Industrial visits with students are one of the most important activities in DeepGreenInno project. Here we brought our most promising students to the salt (NaCl) mine ⚒ in Tuzla city to learn together about potential role of sodium in “greener” technologies 🌿 and green transition of European societies. What we would like everybody to know about, is the story about role of sodium in battery technologies. It was recently reviewed in:
https://www.nature.com/articles/s41578-021-00324-w
Although lithium-focused stories are making more “noise” in recent years due to the problems in Li availability, nevertheless, sodium might be a better solution in near future. Students were curious 🤔 about this large industry and had a great knowledge exchange with engineers and laboratory experts. None of them is going to take the kitchen salt 🍴 for granted anymore once they saw the Tetima deposit where sodium chloride is exploited from about 800m depth. They learned how engineers and technicians use the carefully designed process to preserve the natural habitat and prevent the landslides. They use the fine tuning with the sensors and remote control in doing so. After extraction, salt concentrate is transported over 16 km to the two large industries: kitchen salt factory and sodium hydrocarbonate factory.
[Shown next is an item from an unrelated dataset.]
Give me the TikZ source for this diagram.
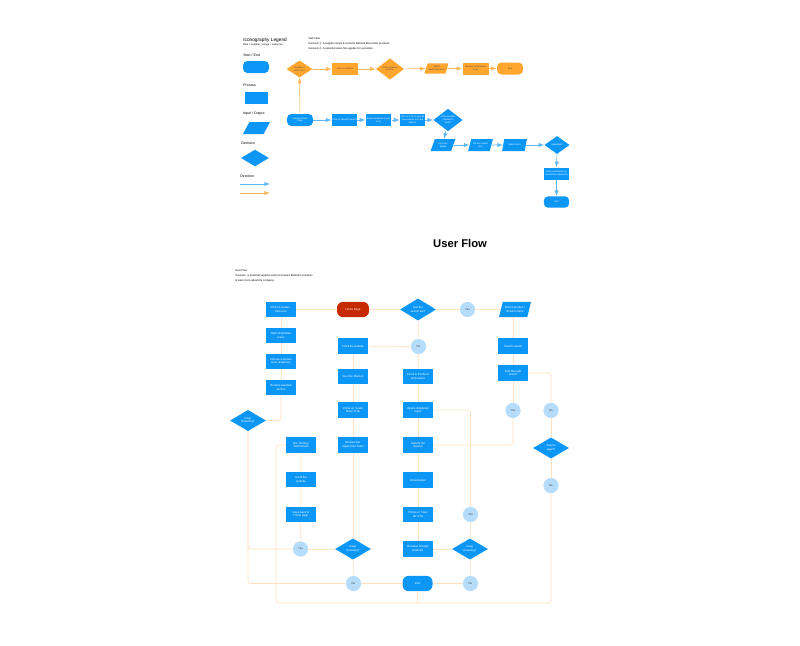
\documentclass[tikz,border=0pt]{standalone}
\usepackage{fontspec}
\setmainfont{Liberation Sans}
\usetikzlibrary{shapes.geometric, arrows, positioning, calc}

\definecolor{flowblue}{HTML}{0C97F7}
\definecolor{floworange}{HTML}{FFA62E}
\definecolor{homered}{HTML}{C62A02}
\definecolor{answer}{HTML}{B6DCFB}
\definecolor{peach}{HTML}{FFE1BE}
\definecolor{bluelink}{HTML}{5DB6F8}
\definecolor{orangelink}{HTML}{FFC27A}

\newcommand{\boxfont}{\fontsize{2}{2.5}\selectfont}
\newcommand{\smallfont}{\fontsize{1.6}{2}\selectfont}

\begin{document}
\begin{tikzpicture}[x=0.025cm, y=-0.025cm, >=latex,
    proc/.style={rectangle, fill=flowblue, text=white, minimum width=0.75cm, minimum height=0.38cm, inner sep=0.5pt, align=center, font=\boxfont},
    term/.style={rectangle, rounded corners=1.5mm, fill=flowblue, text=white, minimum width=0.75cm, minimum height=0.38cm, inner sep=0.5pt, align=center, font=\boxfont},
    dec/.style={diamond, fill=flowblue, text=white, minimum width=0.9cm, minimum height=0.53cm, inner sep=0.3pt, align=center, font=\boxfont},
    io/.style={trapezium, trapezium left angle=65, trapezium right angle=115, trapezium stretches=true, fill=flowblue, text=white, minimum width=0.8cm, minimum height=0.38cm, inner sep=0.5pt, align=center, font=\boxfont},
    ans/.style={circle, fill=answer, text=black!75, minimum size=0.38cm, inner sep=0pt, font=\boxfont},
    link/.style={draw=peach, line width=0.5pt, rounded corners=2pt},
    bluearrow/.style={->, draw=bluelink, line width=0.4pt},
    orangearrow/.style={->, draw=floworange!80, line width=0.4pt},
    orangenode/.style={fill=floworange, text=black!70, font=\smallfont}]

    \useasboundingbox[fill=white] (0,0) rectangle (800,645);

    % legend
    \node[anchor=west, inner sep=0pt, font=\fontsize{3.4}{4}\selectfont] (legtitle) at (243,40) {Iconography Legend};
    \node[anchor=west, inner sep=0pt, font=\fontsize{1.8}{2.2}\selectfont] (legsub) at (243,45) {Blue = supplier, orange = sales hire};
    \node[anchor=west, inner sep=0pt, font=\fontsize{2.5}{3}\selectfont] (legterm) at (243,55) {Start / End};
    \node[term, minimum width=0.65cm, minimum height=0.3cm, rounded corners=1.1mm] (termicon) at (256,67) {};
    \node[anchor=west, inner sep=0pt, font=\fontsize{2.5}{3}\selectfont] (legproc) at (243,85) {Process};
    \node[proc, minimum width=0.58cm, minimum height=0.3cm] (procicon) at (256.5,98) {};
    \node[anchor=west, inner sep=0pt, font=\fontsize{2.5}{3}\selectfont] (legio) at (243,114) {Input / Output};
    \node[io, minimum width=0.68cm, minimum height=0.3cm] (ioicon) at (256.5,128) {};
    \node[anchor=west, inner sep=0pt, font=\fontsize{2.5}{3}\selectfont] (legdec) at (241,143) {Decision};
    \node[dec, minimum width=0.7cm, minimum height=0.42cm] (decicon) at (255,158) {};
    \node[anchor=west, inner sep=0pt, font=\fontsize{2.5}{3}\selectfont] (legdir) at (240,176) {Direction};
    \coordinate (dirblueA) at (240,184);
    \coordinate (dirblueB) at (270,184);
    \coordinate (dirorangeA) at (240,193);
    \coordinate (dirorangeB) at (270,193);
    \draw[bluearrow] (dirblueA) -- (dirblueB);
    \draw[orangearrow] (dirorangeA) -- (dirorangeB);

    % task flow
    \node[anchor=west, inner sep=0pt, align=left, font=\fontsize{1.9}{3.6}\selectfont] (tasktext) at (308,44)
        {Task Flow\\Scenario 1: A supplier views \& contacts Bahnek about their products.\\Scenario 2: A potential sales hire applies for a position.};

    % orange row
    \node[dec, orangenode, minimum width=0.65cm, minimum height=0.4cm] (osales) at (299.5,69) {Supplier or\\sales hire?};
    \node[proc, orangenode, minimum width=0.65cm, minimum height=0.3cm] (ocareers) at (345,69) {Click on Careers};
    \node[dec, orangenode, minimum width=0.7cm, minimum height=0.45cm] (oposition) at (390,69) {Find a relevant\\position};
    \node[io, orangenode, minimum width=0.6cm, minimum height=0.26cm] (osubmit) at (436.5,68.5) {Submit\\application form};
    \node[proc, orangenode, minimum width=0.65cm, minimum height=0.3cm] (oconfirm) at (475.5,68.5) {Receive confirmation\\email};
    \node[term, orangenode, minimum width=0.65cm, minimum height=0.3cm, rounded corners=1.1mm] (oend) at (510,68.5) {End};
    \draw[orangearrow] (osales) -- (ocareers);
    \draw[orangearrow] (ocareers) -- (oposition);
    \draw[orangearrow] (oposition) -- (osubmit);
    \draw[orangearrow] (osubmit) -- (oconfirm);
    \draw[orangearrow] (oconfirm) -- (oend);

    % blue row
    \node[term, font=\smallfont, minimum width=0.65cm, minimum height=0.3cm, rounded corners=1.1mm] (bstart) at (300,120) {Land on Home\\Page};
    \node[proc, font=\smallfont, minimum width=0.63cm, minimum height=0.3cm] (babout) at (344.5,120) {Click on About/Products};
    \node[proc, font=\smallfont, minimum width=0.63cm, minimum height=0.3cm] (bbrowse) at (378.5,120) {Browse products \& solu-\\tions};
    \node[proc, font=\smallfont, minimum width=0.63cm, minimum height=0.3cm] (bcta) at (412.5,120) {Click on CTA to view all\\the products from the\\division};
    \node[dec, font=\smallfont, minimum width=0.73cm, minimum height=0.5cm] (brelevant) at (448,120) {Is the product\\relevant to\\them?};
    \node[io, font=\smallfont, minimum width=0.62cm, minimum height=0.3cm] (bdetails) at (443,145) {Fill in the\\details};
    \node[io, font=\smallfont, minimum width=0.62cm, minimum height=0.3cm] (bform) at (480.5,145) {Fill the contact\\form};
    \node[io, font=\smallfont, minimum width=0.62cm, minimum height=0.3cm] (bsend) at (514.5,145) {Submit form};
    \node[dec, font=\smallfont, minimum width=0.63cm, minimum height=0.45cm] (bsubmitted) at (557,145) {Submitted?};
    \node[proc, font=\smallfont, minimum width=0.63cm, minimum height=0.3cm] (bconfirm) at (556.5,173.5) {Gets confirmation on\\successful submission};
    \node[term, font=\smallfont, minimum width=0.63cm, minimum height=0.28cm, rounded corners=1mm] (bend) at (556.5,202) {End};
    \draw[orangearrow] (bstart) -- (osales);
    \draw[bluearrow] (bstart) -- (babout);
    \draw[bluearrow] (babout) -- (bbrowse);
    \draw[bluearrow] (bbrowse) -- (bcta);
    \draw[bluearrow] (bcta) -- (brelevant);
    \draw[bluearrow] (brelevant) -- (bdetails);
    \draw[bluearrow] (bdetails) -- (bform);
    \draw[bluearrow] (bform) -- (bsend);
    \draw[bluearrow] (bsend) -- (bsubmitted);
    \draw[bluearrow] (bsubmitted) -- (bconfirm);
    \draw[bluearrow] (bconfirm) -- (bend);

    % user flow
    \node[inner sep=0pt, font=\fontsize{8}{9}\selectfont\bfseries] (title) at (460,243) {User Flow};
    \node[anchor=west, inner sep=0pt, align=left, font=\fontsize{1.9}{3.6}\selectfont] (usertext) at (235,276)
        {User Flow\\Scenario: a potential supplier wants to browse Bahnek's products\\\& learn more about the company.};

    \node[term, fill=homered, minimum width=0.8cm] (home) at (353,309.5) {Home Page};
    \node[proc] (header) at (281,309.5) {Click on header -\\About Us};
    \node[dec] (usesearch) at (418,309.5) {Use the\\search bar?};
    \node[ans] (yessearch) at (467.5,309.5) {Yes};
    \node[io] (enters) at (515,309.5) {Enters product /\\division name};
    \node[proc] (dropdown) at (281,335.5) {Open dropdown\\menu};
    \node[proc] (choose) at (281,361.5) {Choose a section\\from dropdown};
    \node[proc] (browsesel) at (281,387.5) {Browse selected\\section};
    \node[dec] (keepone) at (248,420.5) {Keep\\browsing?};
    \node[proc] (scrollone) at (353,346) {Scroll the website};
    \node[ans] (nosearch) at (418.5,346.5) {No};
    \node[proc] (mission) at (353,376.5) {See Our Mission};
    \node[proc] (learn) at (353,410) {Clicks on “Learn\\More” CTA};
    \node[proc] (products) at (418,376.5) {Scroll to Products\\\& Divisions};
    \node[proc] (opens) at (418,410) {Opens dropdown\\menu};
    \node[proc] (results) at (513,346) {Search results};
    \node[proc] (findres) at (513,373) {Find the right\\result?};
    \node[ans] (yesres) at (513,410.5) {Yes};
    \node[ans] (nores) at (551,410.5) {No};
    \node[proc] (journey) at (301,445) {Our Journey,\\Testimonials};
    \node[proc] (impact) at (353,445) {Browse Our\\Impact Our Team};
    \node[proc] (selects) at (418,445) {Selects the\\division};
    \node[dec] (again) at (551,448) {Search\\again?};
    \node[proc] (scrolltwo) at (301,479.5) {Scroll the\\website};
    \node[proc] (viewdiv) at (418,480) {View division};
    \node[ans] (noagain) at (551,485.5) {No};
    \node[proc] (goback) at (301,514.5) {Goes back to\\Home page};
    \node[proc] (viewall) at (418,514.5) {Clicks on “View\\all” CTA};
    \node[ans] (yesthree) at (470.5,514.5) {Yes};
    \node[ans] (yestwo) at (300.5,549) {Yes};
    \node[dec] (keeptwo) at (353,549) {Keep\\browsing?};
    \node[proc] (browseprod) at (418,549) {Browses through\\products};
    \node[dec] (keepthree) at (470,549) {Keep\\browsing?};
    \node[ans] (notwo) at (353.5,583.5) {No};
    \node[term] (userend) at (417.5,583.5) {End};
    \node[ans] (nothree) at (470.5,583.5) {No};
    \coordinate (loopleft) at (276,603);

    % connectors
    \draw[link] (home) -- (header);
    \draw[link] (home) -- (usesearch);
    \draw[link] (usesearch) -- (yessearch) -- (enters);
    \draw[link] (usesearch) -- (nosearch) -- (products);
    \draw[link] (nosearch) -- (scrollone);
    \draw[link] (header) -- (dropdown) -- (choose) -- (browsesel);
    \draw[link] (browsesel.south) |- (keepone.east);
    \draw[link] (keepone.south) |- (yestwo.west);
    \draw[link] (keepone.south) |- (notwo.west);
    \draw[link] (yestwo) -- (keeptwo);
    \draw[link] (yestwo) -- (goback) -- (scrolltwo) -- (journey);
    \draw[link] (journey.west) -| (loopleft) -| (noagain.south);
    \draw[link] (userend.south) -- (userend.south |- loopleft);
    \draw[link] (scrollone) -- (mission) -- (learn) -- (impact) -- (keeptwo);
    \draw[link] (keeptwo) -- (notwo) -- (userend);
    \draw[link] (nothree) -- (userend);
    \draw[link] (keepthree) -- (nothree);
    \draw[link] (products) -- (opens) -- (selects) -- (viewdiv) -- (viewall) -- (browseprod) -- (keepthree);
    \draw[link] (opens.east) -| (yesthree.north);
    \draw[link] (yesthree) -- (keepthree);
    \draw[link] (results.north |- enters.south) -- (results.north);
    \draw[link] (results) -- (findres) -- (yesres);
    \draw[link] (findres.east) -| (nores.north);
    \draw[link] (yesres.south) |- (selects.east);
    \draw[link] (nores) -- (again) -- (noagain);
\end{tikzpicture}
\end{document}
However, with this visit we wanted students to question if Bosnian salt deposits in Tuzla are maybe a candidate to further strengthening this country’s economy by producing the batteries in the future. Na-batteries progressed a lot ⚡ and might soon become competitive with their Li counterparts in terms of power density and reliability. Na-cells do not fully achieve the same specific energy and energy density, but are much cheaper and also, the same manufacturing capacities can be used for production of Li and Na-cells. Being the alternatives or complementary to Li-based systems the role of kitchen salt in its 2000 years history in Bosnia and Herzegovina was maybe to trace the key 🗝 for greener electrochemical energy storage.